Overwhelmed Rock Island County prosecutors say they've stopped charging people for some minor crimes and are pleading for additional funding to deal with a backlog of 33,000 cases, including 27 open homicides.
There are simply too many crimes and not enough prosecutors, says State's Attorney Dora Villarreal.
The backlog is also due largely to an Illinois Supreme Court ruling that suspended defendants' right to a speedy trial during the COVID-19 pandemic, since social distancing measures prevented juries from being formed and hearings from being held in-person. That suspension is set to be lifted on Oct. 1, meaning defendants will have the right to demand their case be brought to trial within 120 days if they're being held in jail, and within 160 days if they're out on bond. Other COVID restrictions were lifted at the end of June by the Supreme Court, but the speedy trial suspension was continued until October to give chief circuit judges at least 90 days to prepare.
"It's going to be nuts, because they could say, 'We're ready to go to trial,' and we have to put 27 homicide cases together, and we have 12 attorneys here," Villarreal said. "We would have to cease operations and do nothing but try cases."
Each of the dozen assistant state's attorneys handles between 100 and 150 cases. Two of that dozen cover only juvenile courts, and three are civil attorneys, not criminal.
The Public Defender's Office is facing a similar issue, said Public Defender Matthew Durbin. There are eight public defense attorneys, each of whom are currently handling between 48 and 112 cases.
"Preserving people's rights is what we do, but some cases go faster and some cases go slower," Durbin said. "We are keeping pace with the cases that are filed at the felony level, but there is still a backlog on some of the slower-going cases.
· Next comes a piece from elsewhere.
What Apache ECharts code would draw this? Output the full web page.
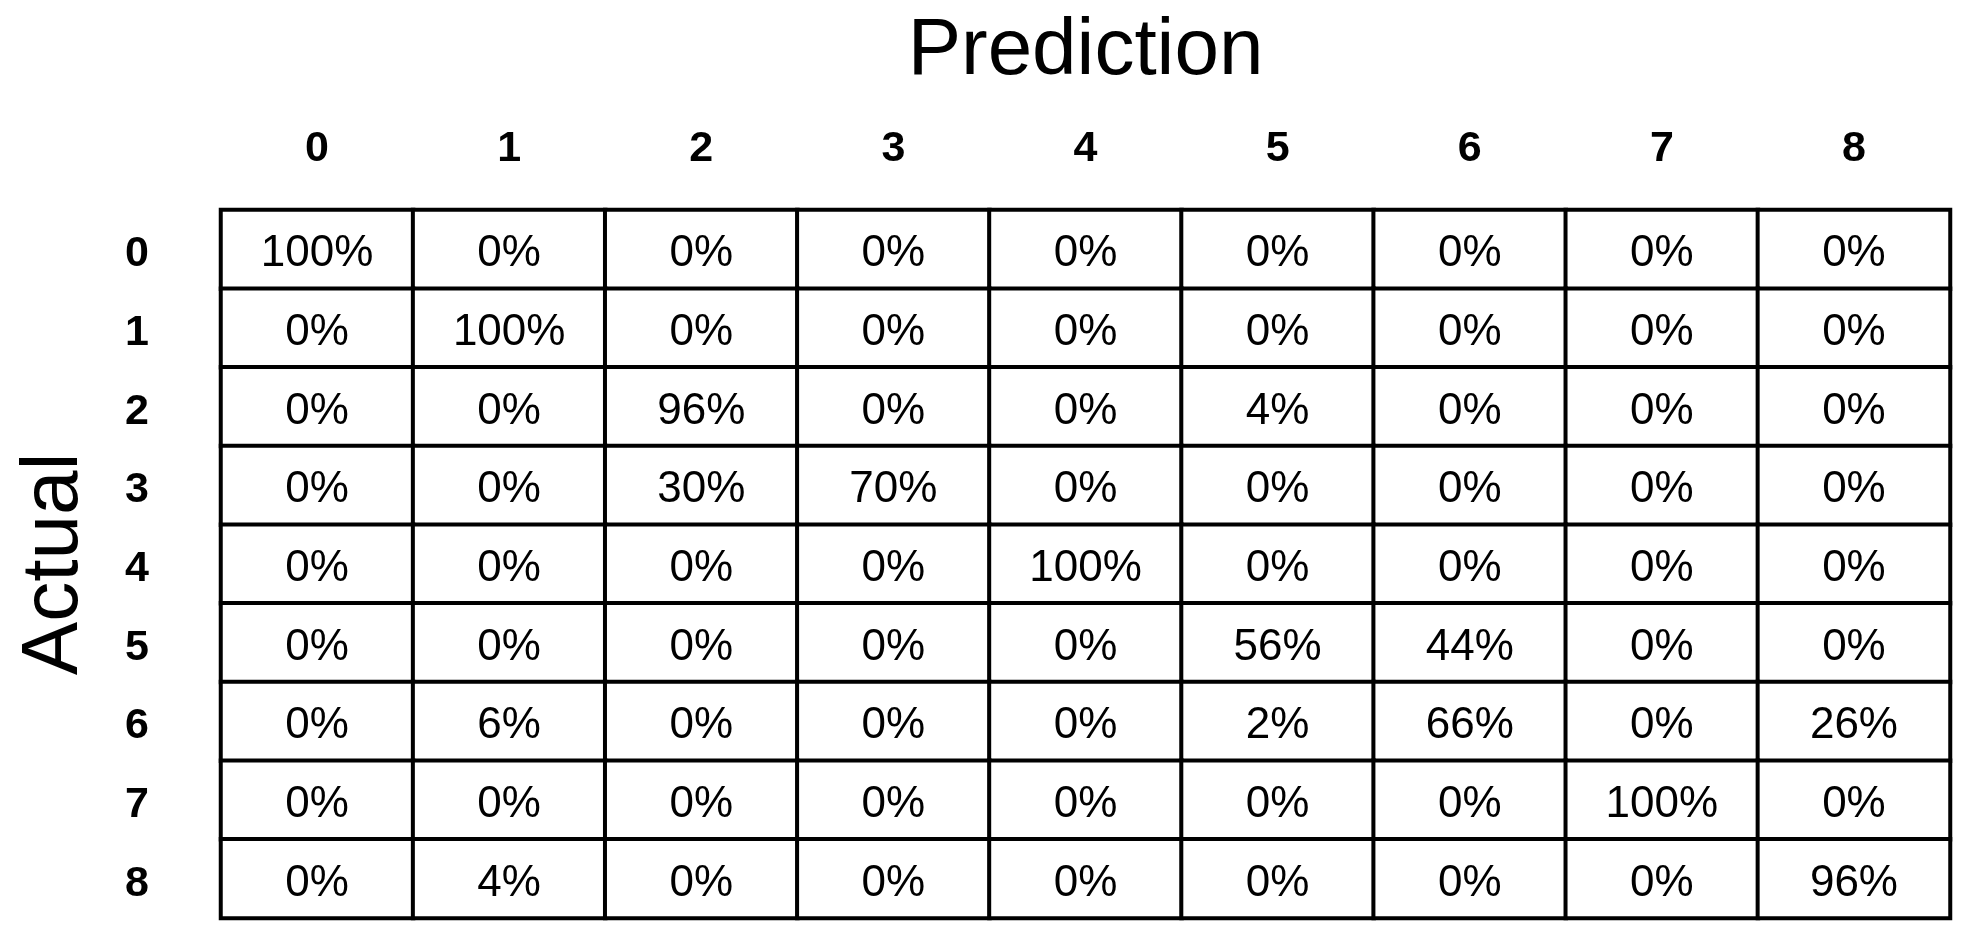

The misdemeanors are a different story. They seem to have added up a little quicker than anybody could have predicted, so we're working on that."
The State's Attorney's Office and the Public Defender's Office each submitted proposals Tuesday night to the Rock Island County board, requesting that some of the funds the county has received from the American Rescue Plan Act be used to hire more staff to address the caseload, as well as improve technological systems in case of another shut down.
The State's Attorney's Office has specifically requested funding for three new criminal assistant state's attorneys, one new legal assistant and an investigator. They've also requested some money be allocated to increase technological capability for things like Zoom calls and digital storage space. According to the proposal, the average felony case involves between 500 gigabytes and 1 terabyte of data, now that most cases include video from squad cameras, body cameras and private surveillance cameras, as well as data from laptops, tablets and cellphones.
Other requests in the State's Attorney's proposal include funding to increase the hours of the office's IT specialist, who currently works 32 hours per week, and funding for a one-time bonus of $2,000 to be paid to each of the office's employees as a thank-you for the work they've done during the pandemic.
The Public Defender's Office submitted a proposal that included requests for improved technology and new staff, including a new assistant public defender and two contract attorneys who would work part-time on misdemeanors.
"I'm looking for viability options. Finding local people that know our system to assist us in resolving the backlog as contract attorneys. That's my idea," Durbin said. "The American Rescue Plan money will run out someday. So, trying to hire people from outside of the community to come in and assist us in resolving this backlog is untenable, because it's a short-time proposition. So, I'm looking for contract employees to come in and assist in that, in a short term, 12 to 18 months."
Villarreal said it could take as long as five years to return to normalcy. The backlog, she said, has forced difficult choices about who gets charged and who is held in the jail. Few defendants in non-violent cases are being held in the jail, and some smaller crimes, like possession of small amounts of controlled substances, aren't even being charged.
"We just don't have the staff anymore to prosecute, and we don't have any jail room to keep these people, which is fine because we don't need to be incarcerating a lot of these non-violent cases," Villarreal said. "But a lot of them do have victims that want some sort of restitution and are entitled to it."
She's also concerned for the people stuck waiting in jail because of the current backlog, she said.
"I think some people forget that the State's Attorney's Office, our job is not just to represent the community and victims of crime, but we represent every single person in that jail, too, and they have rights as well, and we have to protect those rights. That includes their right to a trial, their right to not sit in that jail forever and languish," Villarreal said. "They have a right to be heard, and I'm very concerned that we have people that have been sitting there waiting for trials for so long. These things need to get moving."